* [Problem to solve]: Retype only the lines from the top of the records to the line with "from bokeh.resources import INLINE", including that line but none of the pictures.

* [Exercise materials]:
━━━━━━━━━━━━━━━━━━━━━━━━━━━━━━
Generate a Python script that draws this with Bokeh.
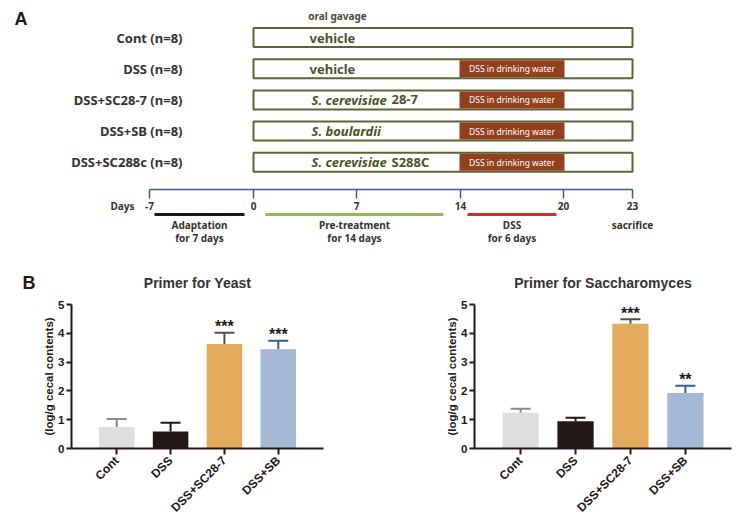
import numpy as np
from math import pi
from bokeh.plotting import figure
from bokeh.layouts import column, row
from bokeh.models import Range1d, FactorRange, FixedTicker
from bokeh.core.properties import value
from bokeh.embed import file_html
from bokeh.resources import INLINE

# ---------------- Panel A (study design) data ----------------
groups = ["Cont (n=8)", "DSS (n=8)", "DSS+SC28-7 (n=8)", "DSS+SB (n=8)", "DSS+SC288c (n=8)"]
gavage_italic = ["", "", "S. cerevisiae", "S. boulardii", "S. cerevisiae"]
gavage_plain = ["vehicle", "vehicle", "28-7", "", "S288C"]
dss_water = [False, True, True, True, True]
days = [-7, 0, 7, 14, 20, 23]
phase_names = ["Adaptation", "Pre-treatment", "DSS"]
phase_sub = ["for 7 days", "for 14 days", "for 6 days"]
phase_start = [-7, 0, 14]
phase_end = [0, 14, 20]
phase_colors = ["#231815", "#8dbf4f", "#d42a2a"]
end_label = "sacrifice"

# ---------------- Panel B (qPCR) data ----------------
cats = ["Cont", "DSS", "DSS+SC28-7", "DSS+SB"]
yeast_mean = [0.75, 0.59, 3.63, 3.45]
yeast_sem = [0.27, 0.30, 0.39, 0.29]
yeast_sig = ["", "", "***", "***"]
sacch_mean = [1.24, 0.95, 4.33, 1.93]
sacch_sem = [0.14, 0.12, 0.16, 0.25]
sacch_sig = ["", "", "***", "**"]
bar_colors = ["#dcdfde", "#231815", "#e3ab5b", "#a5b8d6"]
err_colors = ["#8a8a8a", "#231815", "#5b4f45", "#3c5a93"]
titles = ["Primer for Yeast", "Primer for Saccharomyces"]

# ---------------- geometry of the lower charts ----------------
TOP_H = 296
FIG_W, FIG_H = 370, 226
borders = [(71, 47), (104, 9)]  # (left, right) per chart

# ---------------- Panel A figure ----------------
TXT = "#333333"
OLIVE = "#5b6536"
OLIVE_TXT = "#4b5428"
BROWN = "#93401f"
NAVY = "#3d5a8f"

pa = figure(width=740, height=TOP_H, x_range=Range1d(0, 740), y_range=Range1d(TOP_H, 0),
            output_backend="svg", toolbar_location=None,
            x_axis_location=None, y_axis_location=None, min_border=0)
pa.grid.visible = False
pa.outline_line_color = None

tick_x = [149, 253, 356, 460, 563, 632]   # schematic (non-linear) day positions


def day_to_x(d):
    return np.interp(d, days, tick_x)


n = len(groups)
row_y = [37 + 31.2 * i for i in range(n)]

pa.text(x=[14, 22], y=[18, 282], text=["A", "B"], text_font=value("Liberation Sans"), text_font_style="bold",
        text_font_size="18px", text_color="#1a1a1a", text_align="left", text_baseline="middle")
pa.text(x=[337], y=[15], text=["oral gavage"], text_font=value("Noto Sans"), text_font_style="bold",
        text_font_size="10px", text_color="#4a4a3c", text_align="center", text_baseline="middle")

pa.text(x=[182] * n, y=row_y, text=groups, text_font=value("Noto Sans"), text_font_style="bold",
        text_font_size="13px", text_color=TXT, text_align="right", text_baseline="middle")

x0 = day_to_x(0)
x1 = day_to_x(23)
pa.quad(left=[x0] * n, right=[x1] * n, top=[y - 9.5 for y in row_y], bottom=[y + 9.5 for y in row_y],
        fill_color=None, line_color=OLIVE, line_width=2)

# gavage texts
it_x, it_y, it_t, pl_x, pl_y, pl_t = [], [], [], [], [], []
for i in range(n):
    if gavage_italic[i]:
        it_x.append(311); it_y.append(row_y[i]); it_t.append(gavage_italic[i])
        if gavage_plain[i]:
            pl_x.append(391); pl_y.append(row_y[i]); pl_t.append(gavage_plain[i])
    else:
        pl_x.append(309); pl_y.append(row_y[i]); pl_t.append(gavage_plain[i])
pa.text(x=it_x, y=it_y, text=it_t, text_font=value("Noto Sans"), text_font_style="bold italic",
        text_font_size="13px", text_color=OLIVE_TXT, text_align="left", text_baseline="middle")
pa.text(x=pl_x, y=pl_y, text=pl_t, text_font=value("Noto Sans"), text_font_style="bold",
        text_font_size="13px", text_color=OLIVE_TXT, text_align="left", text_baseline="middle")

# DSS in drinking water boxes
dy = [row_y[i] for i in range(n) if dss_water[i]]
m = len(dy)
dl, dr = day_to_x(14) - 1, day_to_x(20) + 1
pa.quad(left=[dl] * m, right=[dr] * m, top=[y - 8.5 for y in dy], bottom=[y + 8.5 for y in dy],
        fill_color=BROWN, line_color=None)
pa.text(x=[(dl + dr) / 2] * m, y=dy, text=["DSS in drinking water"] * m, text_font=value("Noto Sans"),
        text_font_size="8.5px", text_color="white", text_align="center", text_baseline="middle")

# timeline
ty = 189
pa.segment(x0=[tick_x[0]], y0=[ty], x1=[tick_x[-1]], y1=[ty], line_color=NAVY, line_width=1.5)
pa.segment(x0=tick_x, y0=[ty] * len(days), x1=tick_x, y1=[ty + 9] * len(days), line_color=NAVY, line_width=1.5)
TLF = value("Noto Sans")
pa.text(x=tick_x, y=[205] * len(days), text=[str(d) for d in days], text_font=TLF, text_font_style="bold",
        text_font_size="10px", text_color=TXT, text_align="center", text_baseline="middle")
pa.text(x=[122], y=[205], text=["Days"], text_font=TLF, text_font_style="bold",
        text_font_size="10px", text_color=TXT, text_align="center", text_baseline="middle")

inset_l = [5, 12, 7]
inset_r = [9, 17, 7]
bx0 = [day_to_x(s) + a for s, a in zip(phase_start, inset_l)]
bx1 = [day_to_x(e) - b for e, b in zip(phase_end, inset_r)]
k = len(phase_names)
pa.segment(x0=bx0, y0=[214] * k, x1=bx1, y1=[214] * k, line_color=phase_colors, line_width=3)
cx = [(a + b) / 2 for a, b in zip(bx0, bx1)]
pa.text(x=cx + [day_to_x(23)], y=[224] * (k + 1), text=phase_names + [end_label], text_font=TLF,
        text_font_style="bold", text_font_size="10px", text_color=TXT, text_align="center",
        text_baseline="middle")
pa.text(x=cx, y=[237] * k, text=phase_sub, text_font=TLF, text_font_style="bold",
        text_font_size="10px", text_color=TXT, text_align="center", text_baseline="middle")

# titles of the two charts, centred over each chart's plotting frame
title_x = [i * FIG_W + (lb + FIG_W - rb) / 2 for i, (lb, rb) in enumerate(borders)]
pa.text(x=title_x, y=[282] * 2, text=titles, text_font=value("Liberation Sans"), text_font_style="bold",
        text_font_size="14px", text_color=TXT, text_align="center", text_baseline="middle")

# ---------------- Panel B figures ----------------
AX = "#231815"
FONT = "Liberation Sans"


def bar_panel(mean, sem, sig, left, right):
    p = figure(width=FIG_W, height=FIG_H, x_range=FactorRange(factors=cats, range_padding=0.34,
                                                              range_padding_units="absolute"),
               y_range=Range1d(0, 5), output_backend="svg", toolbar_location=None,
               min_border_left=left, min_border_right=right, min_border_top=304 - TOP_H,
               min_border_bottom=73)
    p.grid.visible = False
    p.outline_line_color = None
    upper = [a + b for a, b in zip(mean, sem)]
    p.vbar(x=cats, top=mean, width=0.66, fill_color=bar_colors, line_color=None)
    p.segment(x0=cats, y0=mean, x1=cats, y1=upper, line_color=err_colors, line_width=2)
    p.scatter(x=cats, y=upper, marker="dash", size=20, line_color=err_colors, line_width=2)
    p.text(x=cats, y=upper, text=sig, text_font=value(FONT), text_font_style="bold",
           text_font_size="16px", text_color=AX, text_align="center", text_baseline="alphabetic",
           y_offset=-6)
    for ax in (p.xaxis[0], p.yaxis[0]):
        ax.axis_line_width = 2
        ax.axis_line_color = AX
        ax.major_tick_line_width = 2
        ax.major_tick_line_color = AX
        ax.major_tick_in = 0
        ax.minor_tick_line_color = None
        ax.major_label_text_font = FONT
        ax.major_label_text_font_style = "bold"
        ax.major_label_text_color = AX
    p.yaxis.ticker = FixedTicker(ticks=[0, 1, 2, 3, 4, 5])
    p.yaxis.major_tick_out = 5
    p.yaxis.major_label_text_font_size = "11.5px"
    p.yaxis.major_label_standoff = 2
    p.yaxis.axis_label = "(log/g cecal contents)"
    p.yaxis.axis_label_text_font = FONT
    p.yaxis.axis_label_text_font_style = "bold"
    p.yaxis.axis_label_text_font_size = "11.5px"
    p.yaxis.axis_label_text_color = AX
    p.yaxis.axis_label_standoff = 0
    p.xaxis.major_tick_out = 6
    p.xaxis.major_label_orientation = pi / 4
    p.xaxis.major_label_text_font_size = "12px"
    p.xaxis.major_label_standoff = 4
    return p


pl = bar_panel(yeast_mean, yeast_sem, yeast_sig, *borders[0])
pr = bar_panel(sacch_mean, sacch_sem, sacch_sig, *borders[1])

layout = column(pa, row(pl, pr))
open("out.html", "w").write(file_html(layout, INLINE))
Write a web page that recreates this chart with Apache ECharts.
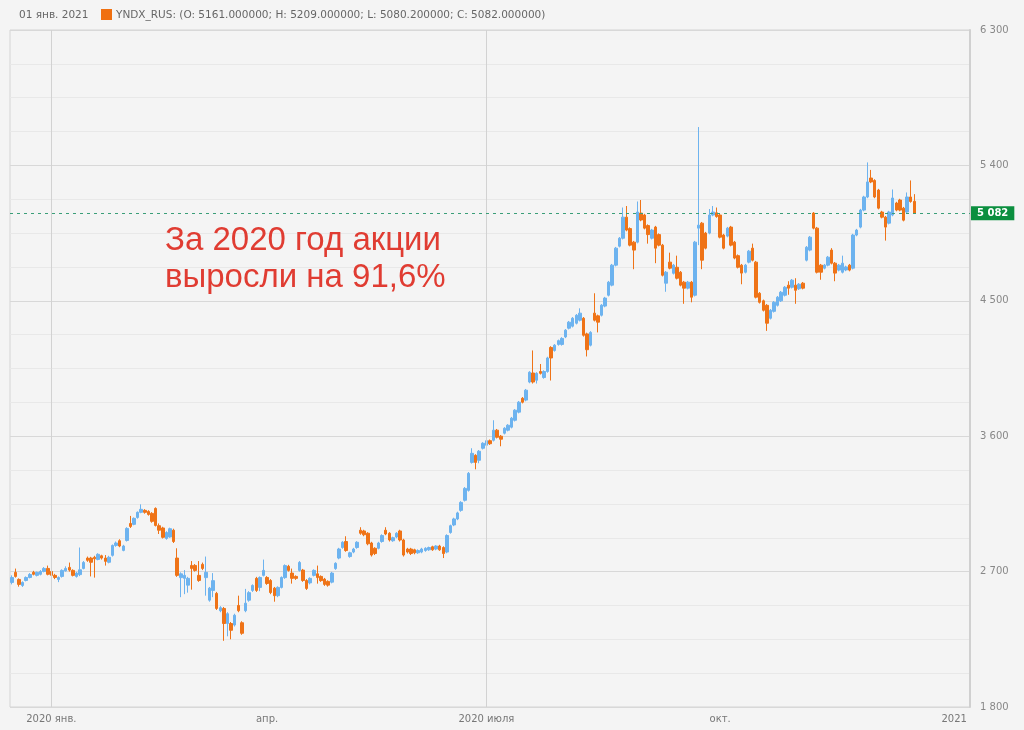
━━━━━━━━━━━━━━━━━━━━━━━━━━━━━━
* [Final result]:
Generate a Python script that draws this with Bokeh.
import numpy as np
from math import pi
from bokeh.plotting import figure
from bokeh.layouts import column, row
from bokeh.models import Range1d, FactorRange, FixedTicker
from bokeh.core.properties import value
from bokeh.embed import file_html
from bokeh.resources import INLINE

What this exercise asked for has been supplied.